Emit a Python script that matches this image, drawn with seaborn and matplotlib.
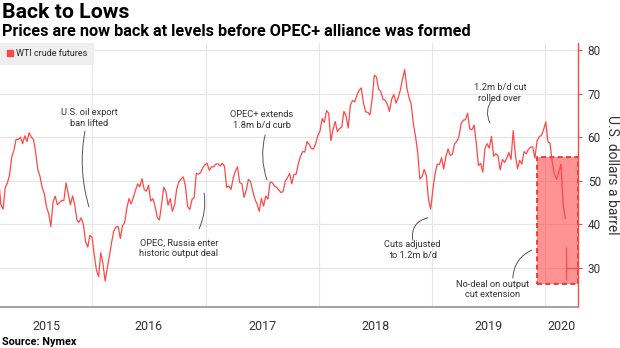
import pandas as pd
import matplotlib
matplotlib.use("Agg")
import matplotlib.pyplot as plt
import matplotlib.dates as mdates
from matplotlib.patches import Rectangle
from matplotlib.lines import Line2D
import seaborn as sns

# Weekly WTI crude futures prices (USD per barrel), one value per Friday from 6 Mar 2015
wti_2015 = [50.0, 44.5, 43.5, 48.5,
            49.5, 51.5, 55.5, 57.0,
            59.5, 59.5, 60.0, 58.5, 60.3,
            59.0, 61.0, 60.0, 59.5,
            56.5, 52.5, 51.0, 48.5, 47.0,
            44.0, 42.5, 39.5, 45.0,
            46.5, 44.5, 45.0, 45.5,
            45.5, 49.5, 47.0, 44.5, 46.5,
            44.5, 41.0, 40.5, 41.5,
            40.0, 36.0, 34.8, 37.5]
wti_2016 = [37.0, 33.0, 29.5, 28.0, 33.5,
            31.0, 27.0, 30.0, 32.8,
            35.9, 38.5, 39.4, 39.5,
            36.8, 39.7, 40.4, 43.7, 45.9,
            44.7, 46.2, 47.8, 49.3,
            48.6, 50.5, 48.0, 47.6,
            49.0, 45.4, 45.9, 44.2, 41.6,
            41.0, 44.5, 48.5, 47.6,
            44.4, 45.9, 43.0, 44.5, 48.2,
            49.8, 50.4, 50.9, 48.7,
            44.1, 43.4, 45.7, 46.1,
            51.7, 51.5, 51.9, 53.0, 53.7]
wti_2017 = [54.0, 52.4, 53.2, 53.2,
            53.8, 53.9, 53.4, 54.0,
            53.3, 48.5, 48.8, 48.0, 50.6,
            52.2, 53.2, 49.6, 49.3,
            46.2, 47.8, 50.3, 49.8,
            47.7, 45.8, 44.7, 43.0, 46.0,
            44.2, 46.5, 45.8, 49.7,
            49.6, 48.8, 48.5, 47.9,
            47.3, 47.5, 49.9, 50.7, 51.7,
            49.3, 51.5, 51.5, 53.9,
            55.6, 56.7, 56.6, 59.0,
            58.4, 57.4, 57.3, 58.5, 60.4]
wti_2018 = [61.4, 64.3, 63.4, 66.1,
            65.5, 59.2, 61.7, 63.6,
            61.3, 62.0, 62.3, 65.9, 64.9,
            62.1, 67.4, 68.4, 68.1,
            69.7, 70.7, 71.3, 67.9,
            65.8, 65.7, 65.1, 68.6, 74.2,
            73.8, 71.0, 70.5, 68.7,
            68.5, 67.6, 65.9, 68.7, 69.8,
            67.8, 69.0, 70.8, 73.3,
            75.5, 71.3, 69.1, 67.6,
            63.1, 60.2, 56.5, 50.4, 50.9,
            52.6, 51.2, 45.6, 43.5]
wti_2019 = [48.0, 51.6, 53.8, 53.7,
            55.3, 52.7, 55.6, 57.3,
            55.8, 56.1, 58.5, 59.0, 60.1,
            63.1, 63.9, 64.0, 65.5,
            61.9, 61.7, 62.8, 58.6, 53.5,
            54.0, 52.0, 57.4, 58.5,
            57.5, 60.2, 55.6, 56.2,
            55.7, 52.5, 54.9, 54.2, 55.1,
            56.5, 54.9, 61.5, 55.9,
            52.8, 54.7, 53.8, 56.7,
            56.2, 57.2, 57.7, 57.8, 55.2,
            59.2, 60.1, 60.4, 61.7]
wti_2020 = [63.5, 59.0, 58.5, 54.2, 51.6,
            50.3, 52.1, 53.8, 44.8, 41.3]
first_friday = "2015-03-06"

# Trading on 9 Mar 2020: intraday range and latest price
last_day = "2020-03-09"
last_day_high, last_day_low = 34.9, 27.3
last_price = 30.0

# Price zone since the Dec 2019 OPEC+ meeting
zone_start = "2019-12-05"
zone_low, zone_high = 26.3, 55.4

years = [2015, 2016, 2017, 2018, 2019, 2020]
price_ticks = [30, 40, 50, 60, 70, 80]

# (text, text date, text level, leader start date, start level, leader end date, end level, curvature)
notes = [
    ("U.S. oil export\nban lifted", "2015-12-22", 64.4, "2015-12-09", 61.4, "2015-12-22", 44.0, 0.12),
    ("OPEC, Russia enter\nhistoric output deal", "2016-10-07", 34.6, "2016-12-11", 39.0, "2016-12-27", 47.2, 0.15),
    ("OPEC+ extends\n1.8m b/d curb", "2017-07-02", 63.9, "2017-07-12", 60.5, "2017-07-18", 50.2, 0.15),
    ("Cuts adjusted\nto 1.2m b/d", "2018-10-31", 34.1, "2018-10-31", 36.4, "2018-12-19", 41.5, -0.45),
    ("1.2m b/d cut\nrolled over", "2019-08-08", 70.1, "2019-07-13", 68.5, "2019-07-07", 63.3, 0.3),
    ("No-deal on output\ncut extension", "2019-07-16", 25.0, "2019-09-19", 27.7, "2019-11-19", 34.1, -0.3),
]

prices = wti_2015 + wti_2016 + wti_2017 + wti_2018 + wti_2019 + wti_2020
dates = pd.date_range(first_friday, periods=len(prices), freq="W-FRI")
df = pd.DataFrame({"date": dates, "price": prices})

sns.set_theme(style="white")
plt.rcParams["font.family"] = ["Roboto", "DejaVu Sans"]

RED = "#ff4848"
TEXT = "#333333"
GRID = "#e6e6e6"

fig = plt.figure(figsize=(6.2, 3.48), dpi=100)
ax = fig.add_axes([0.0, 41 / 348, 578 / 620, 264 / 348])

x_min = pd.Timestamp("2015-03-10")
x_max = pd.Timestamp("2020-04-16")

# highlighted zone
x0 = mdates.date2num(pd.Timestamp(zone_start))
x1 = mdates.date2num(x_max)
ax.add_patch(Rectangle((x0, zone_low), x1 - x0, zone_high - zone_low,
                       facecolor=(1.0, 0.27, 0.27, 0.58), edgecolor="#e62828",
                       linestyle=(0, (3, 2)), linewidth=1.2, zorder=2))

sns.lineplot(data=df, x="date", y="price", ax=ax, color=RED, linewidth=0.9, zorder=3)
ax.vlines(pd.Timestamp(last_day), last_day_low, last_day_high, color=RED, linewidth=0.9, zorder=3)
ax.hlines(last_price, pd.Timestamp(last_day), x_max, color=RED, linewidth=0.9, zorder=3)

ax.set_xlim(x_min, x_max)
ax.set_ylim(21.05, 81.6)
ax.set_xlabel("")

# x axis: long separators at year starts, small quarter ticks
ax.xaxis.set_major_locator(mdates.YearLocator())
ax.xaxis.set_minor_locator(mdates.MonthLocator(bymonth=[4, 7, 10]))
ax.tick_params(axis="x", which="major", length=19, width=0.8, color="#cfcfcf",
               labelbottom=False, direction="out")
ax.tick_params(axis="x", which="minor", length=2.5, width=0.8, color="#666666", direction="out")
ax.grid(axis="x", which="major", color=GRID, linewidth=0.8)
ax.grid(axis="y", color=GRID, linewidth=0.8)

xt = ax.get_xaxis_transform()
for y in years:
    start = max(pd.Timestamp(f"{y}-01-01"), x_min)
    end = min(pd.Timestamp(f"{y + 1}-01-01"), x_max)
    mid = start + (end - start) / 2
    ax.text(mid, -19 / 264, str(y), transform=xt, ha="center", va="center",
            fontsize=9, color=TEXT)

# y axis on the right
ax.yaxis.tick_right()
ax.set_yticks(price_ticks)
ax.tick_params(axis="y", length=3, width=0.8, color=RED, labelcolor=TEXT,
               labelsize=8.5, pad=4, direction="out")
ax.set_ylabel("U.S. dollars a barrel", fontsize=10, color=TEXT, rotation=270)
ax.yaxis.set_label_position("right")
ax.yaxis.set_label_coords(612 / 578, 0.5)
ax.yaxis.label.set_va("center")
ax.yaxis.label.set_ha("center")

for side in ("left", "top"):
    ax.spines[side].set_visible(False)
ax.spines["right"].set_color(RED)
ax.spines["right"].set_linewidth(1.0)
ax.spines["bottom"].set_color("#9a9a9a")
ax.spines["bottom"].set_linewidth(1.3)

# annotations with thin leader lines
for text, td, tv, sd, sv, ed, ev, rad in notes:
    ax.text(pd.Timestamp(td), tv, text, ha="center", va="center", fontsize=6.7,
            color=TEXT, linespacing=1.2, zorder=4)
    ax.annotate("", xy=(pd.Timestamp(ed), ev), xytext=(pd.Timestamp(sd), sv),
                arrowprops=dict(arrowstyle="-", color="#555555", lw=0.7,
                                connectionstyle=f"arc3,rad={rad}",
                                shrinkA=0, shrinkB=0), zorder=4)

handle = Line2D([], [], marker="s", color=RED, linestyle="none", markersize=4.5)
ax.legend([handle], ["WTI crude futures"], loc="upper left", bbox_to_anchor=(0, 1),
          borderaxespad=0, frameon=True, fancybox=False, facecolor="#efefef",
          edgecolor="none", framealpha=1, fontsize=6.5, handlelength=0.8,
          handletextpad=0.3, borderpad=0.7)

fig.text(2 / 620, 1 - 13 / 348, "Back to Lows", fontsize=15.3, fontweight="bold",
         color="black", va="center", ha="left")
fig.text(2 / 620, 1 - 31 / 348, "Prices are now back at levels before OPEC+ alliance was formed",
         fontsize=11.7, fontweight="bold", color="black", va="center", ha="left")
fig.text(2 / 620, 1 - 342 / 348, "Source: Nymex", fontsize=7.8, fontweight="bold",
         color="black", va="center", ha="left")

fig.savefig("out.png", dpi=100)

* _TASK DETAILS_
Pictures stay out. Print the data exactly, from its first line through the line containing "import seaborn as sns".

* _SOLVED PROBLEM_
Emit a Python script that matches this image, drawn with seaborn and matplotlib.
import pandas as pd
import matplotlib
matplotlib.use("Agg")
import matplotlib.pyplot as plt
import matplotlib.dates as mdates
from matplotlib.patches import Rectangle
from matplotlib.lines import Line2D
import seaborn as sns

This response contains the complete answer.